Por todo ello, la captura de Guzmán, que precipitó la derrota militar y el desmantelamiento de Sendero Luminoso, es una fecha memorable en la historia política contemporánea del país. Pero, con el paso de las décadas, esa fecha, además de recordarnos la derrota de un proyecto sanguinario, empieza a ser señal de algo más. Este trigésimo aniversario, considerado en la situación presente de la democracia peruana, obliga también a observar cómo se está desvaneciendo la memoria de aquella tragedia –salvo en los casos en que se hace un uso insincero e interesado de la memoria—y cómo la cultura de los derechos humanos y la sensibilidad humanitaria son lentamente desplazadas por el negacionismo e incluso por la apología de la violencia. Y esto es patente en los diversos sectores del espectro político nacional.

El fin del conflicto armado interno y la rememoración de las víctimas –y cabe recordar que Sendero Luminoso fue el principal perpetrador de crímenes—debió servir para impulsar y consolidar una cultura democrática centrada en derechos humanos y, más allá de lo jurídico, en el reconocimiento de la dignidad humana universal. Ese impulso, que tuvo alguna fuerza en los primeros años de la transición, ha experimentado un debilitamiento gradual, pero constante.

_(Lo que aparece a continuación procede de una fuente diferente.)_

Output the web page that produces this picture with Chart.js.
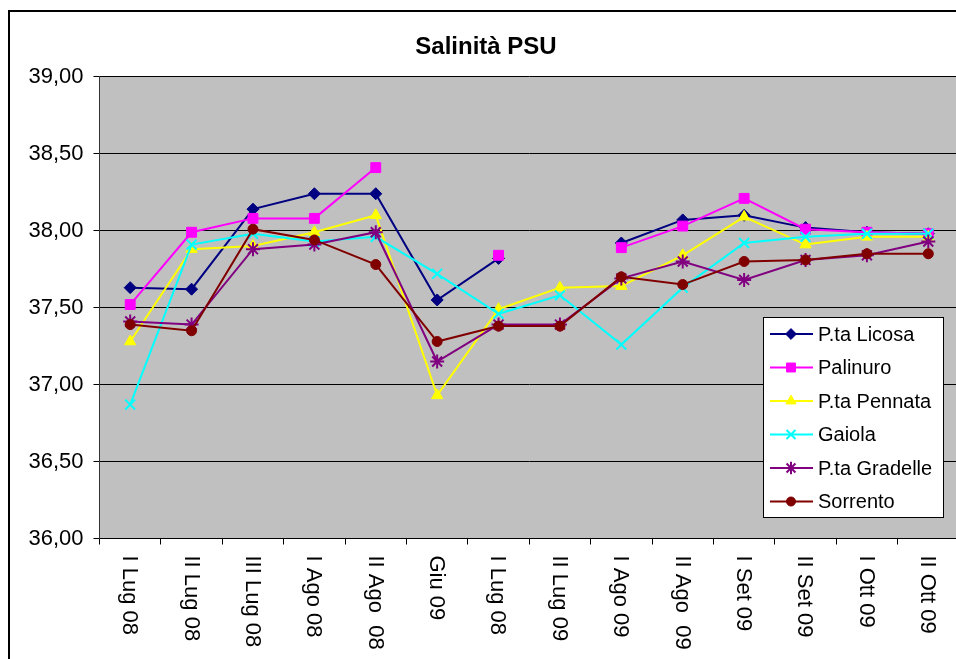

Los ejemplos de ese paulatino abandono de la memoria como valor humanitario son abundantes. Cabe recordar que ninguno de los gobiernos que ha tenido el país desde el año 2003 –cuando la CVR presentó su informe final—se ha interesado en proseguir las investigaciones para determinar si, en efecto, se configuró el delito de genocidio por Sendero Luminoso contra el pueblo asháninka. En cambio, sí ha habido un continuo y creciente empleo de la acusación de terrorista a toda voz que se considere crítica o que simplemente exprese un reclamo de derechos. Ese desinterés en proseguir investigaciones sobre un asunto tan grave ilustra, en realidad, sobre el uso simplemente instrumental de las condenas a Sendero Luminoso por un amplio sector político.

Hoy, por otro lado, el Congreso de la República ha elegido presidente de ese poder del Estado a alguien cuyo nombre está asociado a la masacre de Accomarca. Ese hecho habla también del desvanecimiento de la memoria, de su expulsión del discurso político peruano. A ello cabe sumar la reciente oposición del Congreso a que se consagre el día 30 de agosto a la conmemoración de las víctimas de desaparición, a pesar de que esa fecha es designada por Naciones Unidas Día Internacional de las Víctimas de Desapariciones Forzadas y pese a que en el Perú la Dirección de Búsqueda de Personas Desaparecidas registra nombres de más de 20 mil personas en esa situación.

Estamos, en suma, ante un claro retroceso respecto de consensos que parecía posible alcanzar hace algunos años: consensos sobre el valor del Estado de Derecho, del respeto de los derechos humanos, de la necesidad de una actitud respetuosa hacia las víctimas de graves crímenes. Todo ello es parte de la profunda crisis política para la cual no se avista todavía una salida en el futuro previsible.